Friday, September 30, 2011

IRCPPS in the Links: Andrew Gelman and Nate Silver on Predicting Presidential Elections

via Gelman's blog and Silver's 538:

Both are responding to articles about Alan J. Lichtman, a presidential historian at American University who offered up a model for predicting winners in his 1992 book 13 Keys to the Presidency, claiming in an interview that Obama is a lock to win in 2012.

Silver writes:
There are several problems with this model, and its results should be taken with a grain of salt.
First has to do with the nature of the keys themselves, several of which are quite subjective...

This is most obvious in the case of the final two variables, which have to do with the charisma of the incumbent candidate and an opponent. I’m not of the view that there’s no such thing as “candidate quality,” or that charisma doesn’t matter. But it’s awfully easy to describe someone as charismatic when he or she is ahead in the polls — or when you have the advantage of hindsight and know who won an election.

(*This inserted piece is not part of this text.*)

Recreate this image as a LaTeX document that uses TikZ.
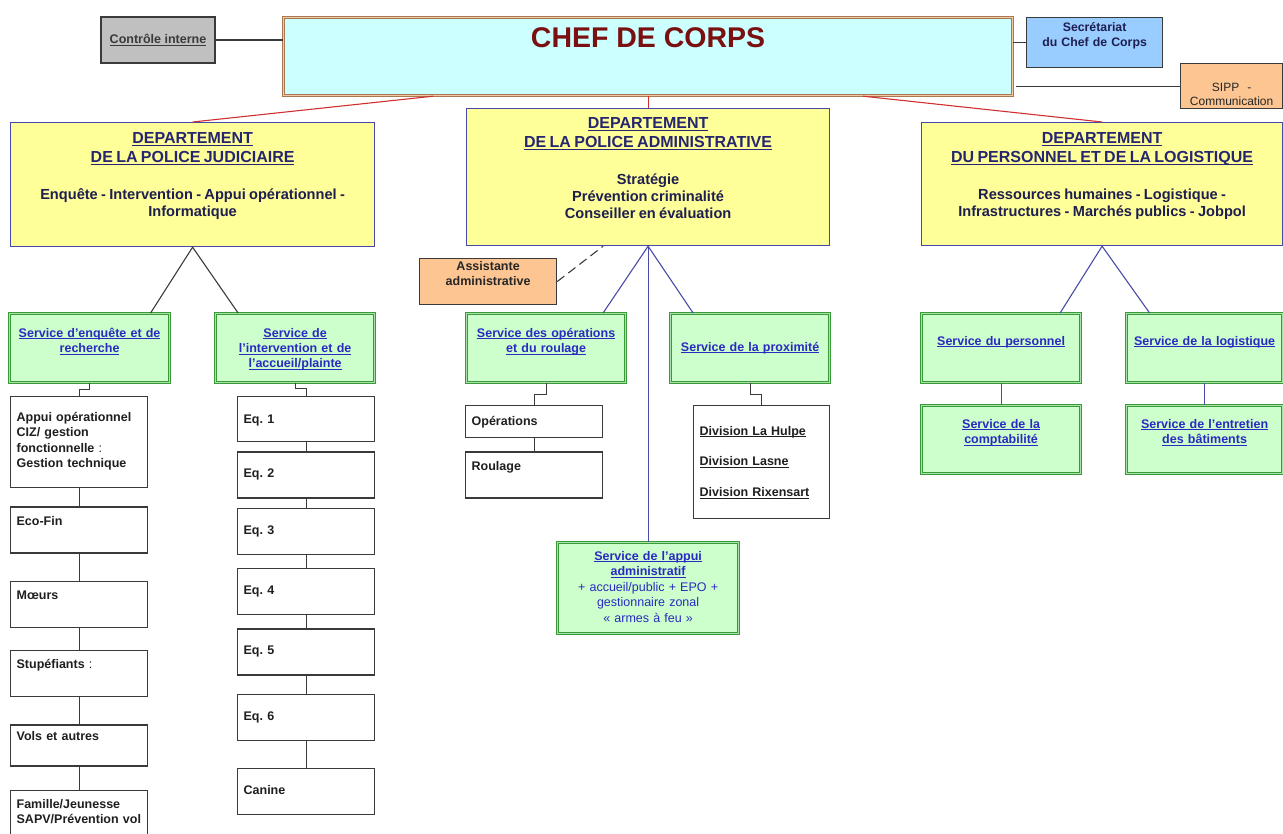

Mr. Lichtman, for instance, scored Mr. Obama as charismatic in 2008, but not John McCain (even though Mr. McCain, with his service in the Navy, might have met Mr. Lichtman’s description of a “national hero”). However, Mr. Lichtman does not score Mr. Obama that way now...

The heart of the problem is something a little different, however: the formula is not actually all that accurate. Although it may have gotten the winners right, it does not do particularly well at accounting for their margin of victory...

Although none of Mr. Lichtman’s keys are intrinsically ridiculous (for example, “which candidate had more ‘n’s in their name”), one can conceivably think of any number of other areas that might have been included in the formula but which are not — looking at how messy the primaries were for the opposition party, for example, or the inflation rate, or the ideological positioning of the candidates. (I mention these particular ones because there is some empirical evidence that they do matter.)

If there are, say, 25 keys that could defensibly be included in the model, and you can pick any set of 13 of them, that is a total of 5,200,300 possible combinations. It’s not hard to get a perfect score when you have that large a menu to pick from! Some of those combinations are going to do better than others just by chance alone.

In addition, as I mentioned, at least a couple of variables can credibly be scored in either direction for each election. That gives Mr. Lichtman even more flexibility. It’s less that he has discovered the right set of keys than that he’s a locksmith and can keep minting new keys until he happens to open all 38 doors.
 Gelman adds:
The Lichtman stuff is ok in the sense of generally getting things right without having to be quantitative–but it has one thing that really bugs me, which is the attempt to predict the winner of every election. In the past 50 years, there have been 4 elections that have been essentially tied in the final vote: 1960, 1968, 1976, and 2000. (You could throw 2004 in there too.) It’s meaningless to say that a forecasting method predicts the winner correctly (or incorrectly) in these cases. And from a statistical point of view, you don’t want to adapt your model to fit these tossups–it’s just an invitation to overfitting.

To put it another way: suppose his method mispredicted 1960, 1968, and 1976. Would I think any less of this method? No. A method that predicts vote share (such as used by political scientists) could get credit from these close elections by predicting the vote share with high accuracy. Again, I see virtue in the simplicity of Lichtman’s method, but let’s be careful in how to evaluate it.